ANDREW BACEVICH: The Pentagon has an interest. And I think has a recognized interest in keeping the American people informed. But the fact of the matter is, they keep the American people informed about things they wish the American people to be informed about. And in that sense there is a universe of information that is kept from us, ostensibly in the interests of national security.
I think when an episode like this occurs it is it gives us a little bit of a hint as to the extent of information in that universe that's kept to from us, that it's kept from us in order to keep us in the dark. It's impossible for us to know what's in that universe.

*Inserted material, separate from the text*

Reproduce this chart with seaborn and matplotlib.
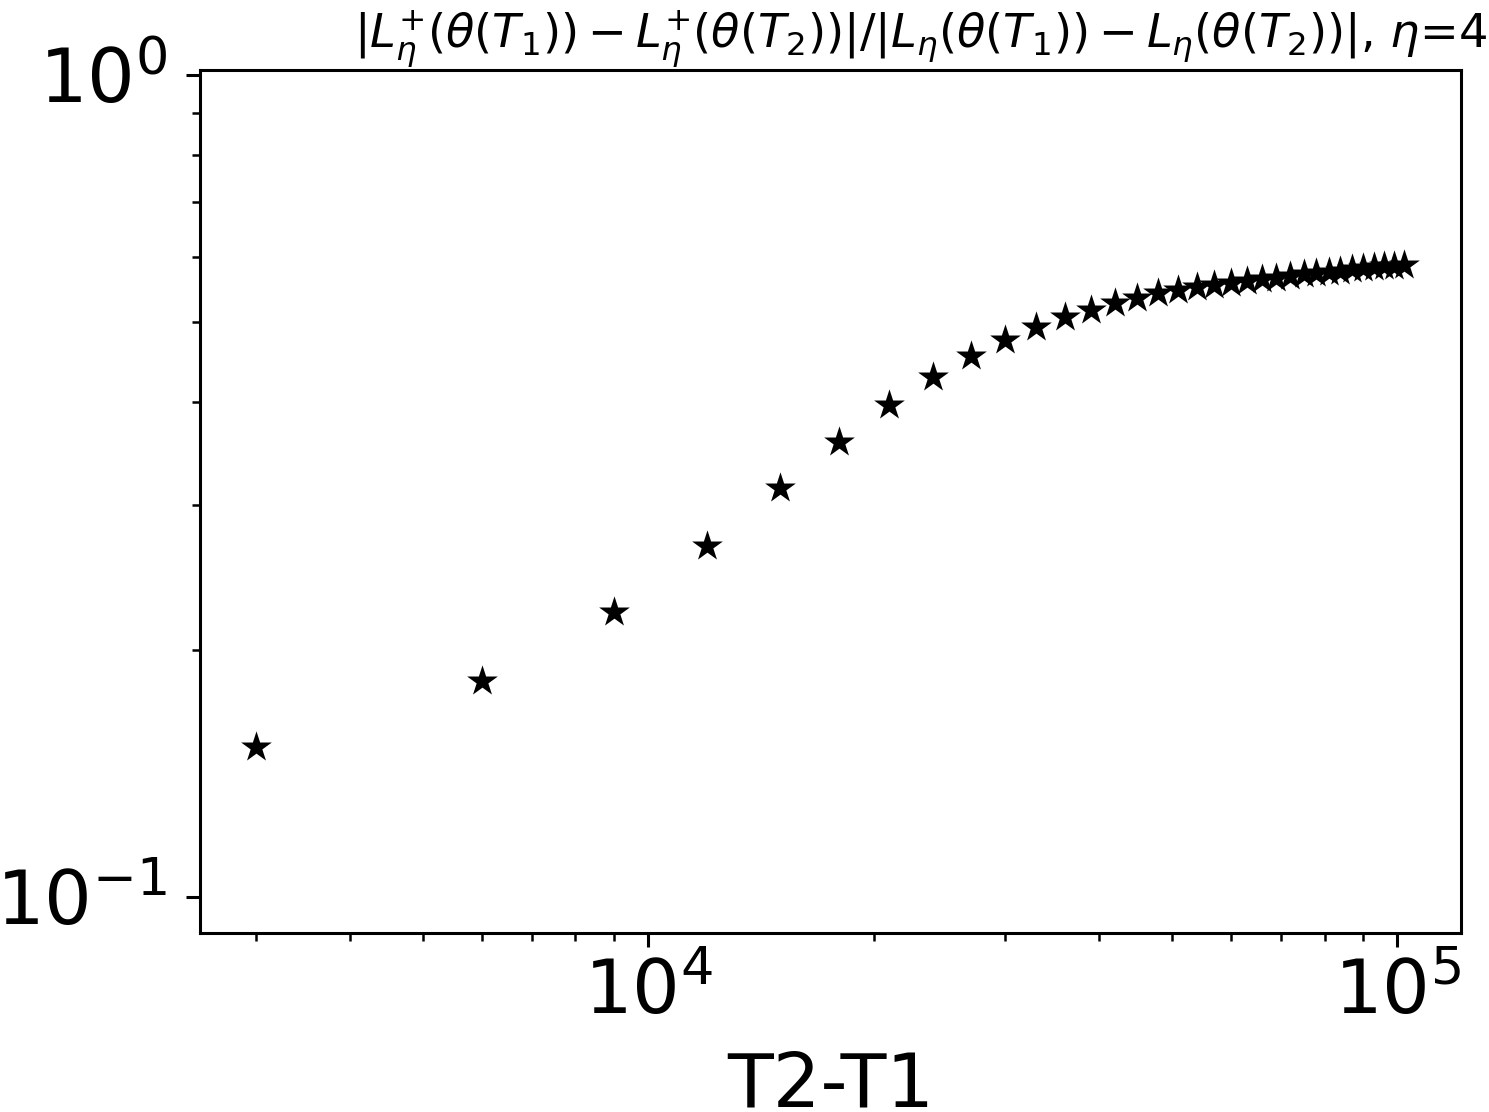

Except every once in a while, we get a sense that the rules of the game are not defined are not are not informed by a desire to ensure that you and I are fully informed about the activities of the United States military. They are informed by a desire to keep us partially informed and partially in the dark.
BILL MOYERS: You've no doubt seen the stories this week that Senator Feingold and Representative McGovern are calling for a flexible timetable, reminiscent of Congressional proposals that eventually won support during the Vietnam War, to get our troops out of Afghanistan. Could this work there?
ANDREW BACEVICH: I don't think so. It's not going to work because the party leadership's not going to support them. I mean, I think it's a very admirable initiative on their part. But I would be surprised if either the majority leader or Speaker Pelosi climbed on board this bandwagon.
BILL MOYERS: Why?
ANDREW BACEVICH: Be because I mean, frankly, the answer goes back to the aftermath of the 2006 off-year elections. You'll remember that this was the election in which Democratic leaders in the Congress said, "give us the power and we will shut down the Iraq War." We gave them the power. They reneged on the promise. So the Democratic Party even when there was a Republican president was not willing to confront the president and to act in ways to limit the prerogatives of the commander-in-chief.
BILL MOYERS: But what do we make of that?
ANDREW BACEVICH: I think what we what we make of that is that the militarization of our political class is far more advanced or far deeper I think than most of us appreciate.
BILL MOYERS: Andrew Bacevich, thank you for being with me again on the Journal.